Things were a little better this morning, though -- I’d had the tumbling lurching sensation for a few hours in the night, somehow horrifically more torturous lying alone in that silent darkness, but I had eventually fallen asleep, and then I slept through until around 10am today. When I awoke the scabs were dryer and the burning pain was again lessened. The other symptoms were still extant, but I felt well enough to shower and apply wet compresses to my face and then to get dressed and potter around a little. I did some light exercises, tidied my room, and helped my mum with some spring cleaning.

I’m utterly exhausted again now though. My eye is sore and the pain in my head is pulsing in and out, and it’s a struggle to see this screen.

Shingles sucks, basically. But I suppose when I think of all the things that could be wrong with me, this is still fairly low on the list. It’s painful, but there are worse pains, and hopefully it’s already getting better. And when I think that I live in a time and place where I can get diagnosed and given treatment rapidly, where I can sign myself off work without losing my job, where there’s a bed and Netflix and boxes of painkillers available to ease my suffering -- the truth is that I’m still pretty damn lucky, and I’m going to choose to remember that, to be grateful for that.

I hope you can also find something to be grateful for tonight. Even if it's small, hold onto it. It matters. Take care x

P.S. Here’s what I look like today. If you can believe it I am actually attempting a smile.

Thursday 1 June 2017

Would You Just... Accept The Things You Cannot Change?

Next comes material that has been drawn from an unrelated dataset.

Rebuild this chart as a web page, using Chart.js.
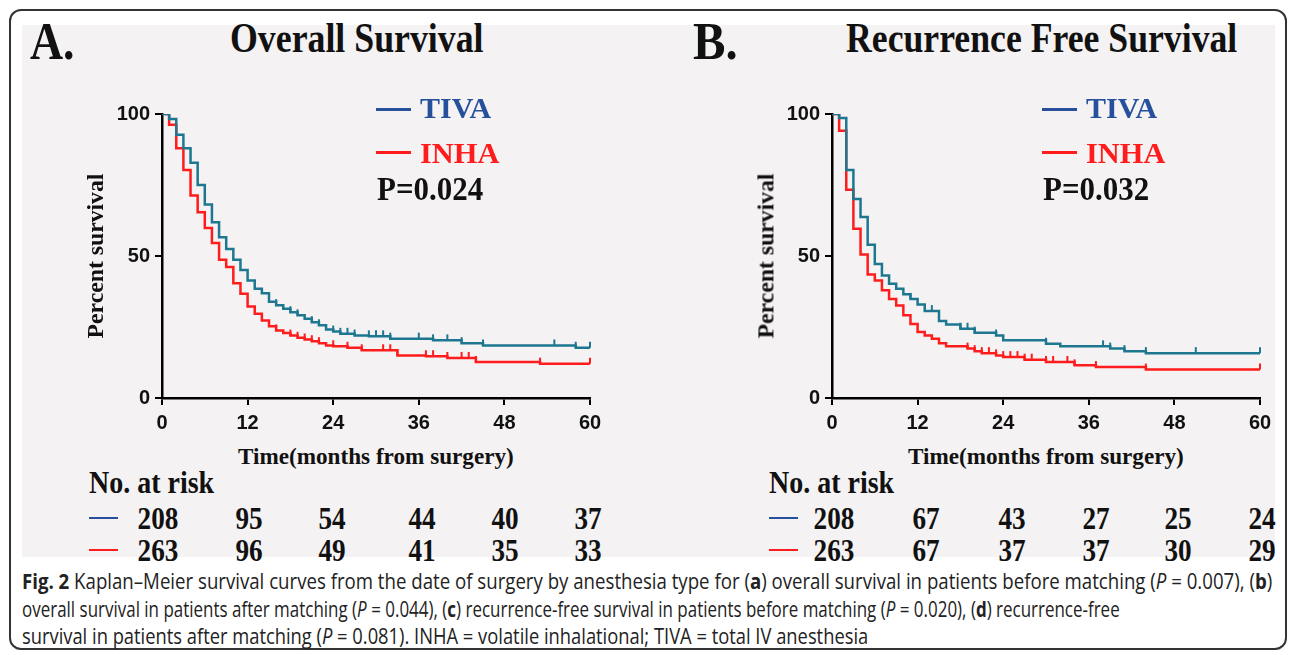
<!DOCTYPE html>
<html>
<head>
<meta charset="utf-8">
<script src="https://cdn.jsdelivr.net/npm/chart.js@4.4.1/dist/chart.umd.min.js"></script>
<style>
  html, body { margin: 0; padding: 0; background: #fff; }
  #fig { position: relative; width: 1292px; height: 655px; overflow: hidden; }
  #frame { position: absolute; left: 9px; top: 9px; width: 1274px; height: 637px;
           border: 2px solid #333; border-radius: 12px; }
  #panel { position: absolute; left: 22px; top: 25px; width: 1253px; height: 532px; background: #f4f2f3; }
  canvas { position: absolute; }
  .txt { position: absolute; line-height: 1; white-space: nowrap; }
  .seg { position: absolute; }
</style>
</head>
<body>
<div id="fig">
  <div id="frame"></div>
  <div id="panel"></div>
  <canvas id="osChart" width="560" height="350" style="left:60px;top:90px"></canvas>
  <canvas id="rfsChart" width="560" height="350" style="left:730px;top:90px"></canvas>
</div>
<script>
// ---- data (months, percent survival after the drop) ----
const osTivaT = [1, 2, 3, 4, 5, 6, 7, 8, 9, 10, 11, 12, 13, 14, 15, 16, 17, 18, 19, 20, 21, 22, 23, 24, 25, 27, 29, 32, 38, 42, 45, 58];
const osTivaS = [98.2, 92.7, 87.9, 82.8, 75.0, 68.1, 61.9, 56.6, 52.5, 48.7, 45.1, 41.4, 38.5, 36.9, 33.9, 32.7, 31.4, 30.2, 29.1, 27.9, 26.7, 25.6, 24.1, 23.4, 22.6, 22.0, 21.7, 20.9, 20.3, 19.3, 18.5, 17.7];
const osInhaT = [1, 2, 3, 4, 5, 6, 7, 8, 9, 10, 11, 12, 13, 14, 15, 16, 17, 18, 19, 20, 21, 22, 23, 24, 26, 28, 33, 37, 40, 44, 53];
const osInhaS = [96.2, 87.9, 80.3, 71.3, 65.4, 59.9, 54.6, 48.7, 46.1, 40.4, 36.7, 32.2, 29.7, 27.3, 25.3, 23.8, 22.9, 22.0, 21.2, 20.6, 20.0, 19.3, 18.5, 18.2, 17.7, 16.8, 15.0, 14.7, 14.1, 12.7, 12.1];
const osTivaCens = [16, 18, 19, 21, 22, 24, 25, 26, 27, 29, 30, 31, 32, 36, 38, 40, 42, 45, 55, 58, 60];
const osInhaCens = [16, 18, 19, 20, 21, 22, 24, 26, 28, 31, 32, 33, 37, 38, 40, 42, 43, 44, 53, 60];

const rfsTivaT = [1, 2, 3, 4, 5, 6, 7, 8, 9, 10, 11, 12, 13, 15, 16, 18, 20, 23, 24, 30, 32, 39, 41, 44];
const rfsTivaS = [98.6, 80.3, 70.1, 63.7, 54.0, 47.2, 43.1, 40.2, 38.5, 36.5, 34.9, 32.9, 30.6, 27.1, 25.9, 24.4, 23.0, 22.0, 20.3, 19.1, 18.2, 17.4, 16.5, 15.8];
const rfsInhaT = [1, 2, 3, 4, 5, 6, 7, 8, 9, 10, 11, 12, 13, 14, 15, 16, 19, 20, 21, 23, 24, 27, 30, 34, 37, 44];
const rfsInhaS = [94.1, 73.3, 59.6, 50.5, 43.5, 41.4, 37.9, 34.9, 32.6, 29.1, 26.1, 23.2, 22.0, 20.9, 19.3, 18.2, 17.4, 16.5, 15.8, 15.0, 14.4, 13.5, 12.7, 11.5, 10.9, 10.0];
const rfsTivaCens = [11, 14, 18, 19, 20, 23, 30, 38, 39, 41, 44, 51, 60];
const rfsInhaCens = [19, 20, 21, 22, 23, 24, 25, 26, 27, 28, 30, 31, 33, 34, 37, 44, 60];

// number at risk
const osRiskTiva = [208, 95, 54, 44, 40, 37];
const osRiskInha = [263, 96, 49, 41, 35, 33];
const rfsRiskTiva = [208, 67, 43, 27, 25, 24];
const rfsRiskInha = [263, 67, 37, 37, 30, 29];

const xTicks = [0, 12, 24, 36, 48, 60];
const yTicks = [0, 50, 100];

const TIVA_CURVE = '#1d7790';
const TIVA_BLUE = '#26509c';
const INHA_RED = '#ff1c1c';
const SERIF = '"Liberation Serif", "Times New Roman", serif';
const SANS = '"Liberation Sans", Arial, sans-serif';

function kmPoints(t, s) {
  const pts = [{ x: 0, y: 100 }];
  for (let i = 0; i < t.length; i++) pts.push({ x: t[i], y: s[i] });
  pts.push({ x: 60, y: s[s.length - 1] });
  return pts;
}
function survAt(t, s, time) {
  let v = 100;
  for (let i = 0; i < t.length; i++) if (t[i] <= time) v = s[i];
  return v;
}

// small upward censor ticks, placed through the chart's own scales
const censorPlugin = {
  id: 'censor',
  afterDatasetsDraw(chart, args, opts) {
    const ctx = chart.ctx, xs = chart.scales.x, ys = chart.scales.y;
    ctx.save();
    ctx.lineWidth = 2;
    opts.sets.forEach(set => {
      ctx.strokeStyle = set.color;
      set.times.forEach(tm => {
        const px = xs.getPixelForValue(tm);
        const py = ys.getPixelForValue(survAt(set.t, set.s, tm));
        ctx.beginPath();
        ctx.moveTo(px, py);
        ctx.lineTo(px, py - 6);
        ctx.stroke();
      });
    });
    ctx.restore();
  }
};

function makeChart(id, tivaT, tivaS, inhaT, inhaS, tivaC, inhaC) {
  const tickFont = { family: SANS, weight: 'bold', size: 20 };
  return new Chart(document.getElementById(id).getContext('2d'), {
    type: 'line',
    data: {
      datasets: [
        { label: 'TIVA', data: kmPoints(tivaT, tivaS), borderColor: TIVA_CURVE, borderWidth: 2.5, stepped: 'before', pointRadius: 0, fill: false },
        { label: 'INHA', data: kmPoints(inhaT, inhaS), borderColor: INHA_RED, borderWidth: 2.5, stepped: 'before', pointRadius: 0, fill: false }
      ]
    },
    options: {
      responsive: false,
      devicePixelRatio: 1,
      animation: false,
      layout: { padding: { top: 24, right: 30, left: 0, bottom: 0 } },
      plugins: {
        legend: { display: false },
        tooltip: { enabled: false },
        censor: { sets: [
          { t: tivaT, s: tivaS, times: tivaC, color: TIVA_CURVE },
          { t: inhaT, s: inhaS, times: inhaC, color: INHA_RED }
        ] }
      },
      scales: {
        x: {
          type: 'linear', min: 0, max: 60,
          afterBuildTicks: ax => { ax.ticks = xTicks.map(v => ({ value: v })); },
          afterFit: ax => { ax.height = 42; },
          grid: { display: true, drawOnChartArea: false, drawTicks: true, tickLength: 7, color: '#000', lineWidth: 2 },
          border: { display: true, color: '#000', width: 2.5 },
          ticks: { color: '#111', font: tickFont, padding: 6, maxRotation: 0 }
        },
        y: {
          type: 'linear', min: 0, max: 100,
          afterBuildTicks: ax => { ax.ticks = yTicks.map(v => ({ value: v })); },
          afterFit: ax => { ax.width = 102; },
          grid: { display: true, drawOnChartArea: false, drawTicks: true, tickLength: 7, color: '#000', lineWidth: 2 },
          border: { display: true, color: '#000', width: 2.5 },
          ticks: { color: '#111', font: tickFont, padding: 5 }
        }
      }
    },
    plugins: [censorPlugin]
  });
}

makeChart('osChart', osTivaT, osTivaS, osInhaT, osInhaS, osTivaCens, osInhaCens);
makeChart('rfsChart', rfsTivaT, rfsTivaS, rfsInhaT, rfsInhaS, rfsTivaCens, rfsInhaCens);

// ---- text around the plots ----
const fig = document.getElementById('fig');
function put(html, o) {
  const d = document.createElement('div');
  d.className = 'txt';
  d.innerHTML = html;
  d.style.fontFamily = o.font || SERIF;
  d.style.fontSize = o.fs + 'px';
  d.style.fontWeight = o.bold === false ? 'normal' : 'bold';
  d.style.color = o.color || '#111';
  fig.appendChild(d);
  const natW = d.offsetWidth;
  const k = o.w ? o.w / natW : (o.k || 1);
  const center = o.anchor === 'center';
  d.style.left = (center ? o.x - natW / 2 : o.x) + 'px';
  d.style.top = (o.cy - o.fs / 2) + 'px';
  d.style.transformOrigin = center ? '50% 50%' : '0 50%';
  d.style.transform = (o.rot ? 'rotate(' + o.rot + 'deg) ' : '') + 'scaleX(' + k + ')';
  return d;
}
function seg(x1, x2, y, color, h) {
  const d = document.createElement('div');
  d.className = 'seg';
  d.style.left = x1 + 'px';
  d.style.width = (x2 - x1) + 'px';
  d.style.top = (y - h / 2) + 'px';
  d.style.height = h + 'px';
  d.style.background = color;
  fig.appendChild(d);
}

function panelText(p) {
  const dx = p.dx, rdx = p.riskDx;
  put(p.letter, { x: 30 + p.letterDx, cy: 41, fs: 53, w: 45 });
  put(p.title, { x: p.titleX, cy: 38, fs: 42, w: p.titleW });
  seg(376 + dx, 411 + dx, 109, TIVA_BLUE, 3);
  put('TIVA', { x: 420 + dx, cy: 108, fs: 30, w: 71, color: TIVA_BLUE });
  seg(376 + dx, 411 + dx, 152, INHA_RED, 3);
  put('INHA', { x: 420 + dx, cy: 153, fs: 30, w: 79, color: INHA_RED });
  put(p.pval, { x: 377 + dx, cy: 189, fs: 33, w: 106 });
  put('Percent survival', { x: 95 + p.axisDx, cy: 256, fs: 24, w: 165, anchor: 'center', rot: -90 });
  put('Time(months from surgery)', { x: 376 + p.axisDx, cy: 456, fs: 24, w: 276, anchor: 'center' });
  put('No. at risk', { x: 89 + rdx, cy: 482, fs: 32, w: 125 });
  seg(89 + rdx, 118 + rdx, 518, TIVA_BLUE, 2);
  seg(89 + rdx, 118 + rdx, 550, INHA_RED, 2);
  p.riskX.forEach((x, i) => {
    put(String(p.risk1[i]), { x: x, cy: 518, fs: 32, k: 0.85, anchor: 'center' });
    put(String(p.risk2[i]), { x: x, cy: 550, fs: 32, k: 0.85, anchor: 'center' });
  });
}

panelText({ dx: 0, letterDx: 0, axisDx: 0, riskDx: 0, letter: 'A.', title: 'Overall Survival', titleX: 230, titleW: 254,
  pval: 'P=0.024', risk1: osRiskTiva, risk2: osRiskInha, riskX: [158, 249, 332, 422, 505, 588] });
panelText({ dx: 666, letterDx: 663, axisDx: 670, riskDx: 680, letter: 'B.', title: 'Recurrence Free Survival', titleX: 846, titleW: 391,
  pval: 'P=0.032', risk1: rfsRiskTiva, risk2: rfsRiskInha, riskX: [834, 926, 1012, 1096, 1178, 1262] });

// caption
const CAP = '"Open Sans", "Noto Sans", sans-serif';
const capOpts = { font: CAP, fs: 21, bold: false, color: '#222' };
put('<b>Fig. 2</b> Kaplan–Meier survival curves from the date of surgery by anesthesia type for (<b>a</b>) overall survival in patients before matching (<i>P</i> = 0.007), (<b>b</b>)',
    Object.assign({ x: 22, cy: 581, w: 1250 }, capOpts));
put('overall survival in patients after matching (<i>P</i> = 0.044), (<b>c</b>) recurrence-free survival in patients before matching (<i>P</i> = 0.020), (<b>d</b>) recurrence-free',
    Object.assign({ x: 22, cy: 609, w: 1098 }, capOpts));
put('survival in patients after matching (<i>P</i> = 0.081). INHA = volatile inhalational; TIVA = total IV anesthesia',
    Object.assign({ x: 22, cy: 636, w: 846 }, capOpts));
</script>
</body>
</html>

Another day that has been precisely no fun whatsoever. The shingles rash has grown into large, painful blisters that are beginning to ooze fluid, my vision has gone blurry and teary in my right eye, and I’ve got a headache, dizziness, and mild nausea. Plus the cocktail of different medications I’m taking has left me wiped out. I didn’t sleep last night, and I’ve been dozing on and off today, trying to watch episodes of things and read, but unable to concentrate. I’m staggering painkillers to get the most use out of them, but they don’t have much effect.

But it’s all right. It’s quite nice, in a way, to know what the problem is, to know that I’m doing everything possible to get through it. I find with my anxiety it’s easy to spend a lot of time worrying about what might happen, picturing how bad it could be -- so having found that something legitimately quite horrible has happened, it’s almost a relief to be able to simply face it, to quit worrying and instead deal with it.

And with depression as well you’re always fighting an unknown, unseen foe, chronic pain, yes, debilitating tiredness, yes, a lack of joy, a loss of hope -- but all as it were “in your head”, impossible to get your hands around, to truly understand. And because you never really know what it is, you never really know what to do to fight it.

Yet with the shingles here is something with obvious causes -- the varicella-zoster virus lying dormant in the roots of nerves -- with physical pain that is clearly understood, with medication to combat the worst of it, and with a good estimate of the duration of the suffering.

And so I am finding myself feeling remarkably Zen about the whole thing. It hurts, sure, but I’m doing everything I can about that. My face is a mess, but it will heal. I hope my eye isn’t being permanently damaged, but if there are complications then I’ll deal with them when they arrive. For now all I have to think about is eating soup, taking painkillers, letting the virus run its course.

Pretty much everything in life takes care of itself, I guess I’m saying. There’s no point worrying about anything other than what is in front of you, and even what is in front of you can only be handled to the best of your ability. Or, as those recovering alcoholics like to say:

Grant me the serenity to accept the things I cannot change, 
Courage to change the things I can, 
And wisdom to know the difference.

Now, if you’ll excuse me, it’s Zovirax and codeine time!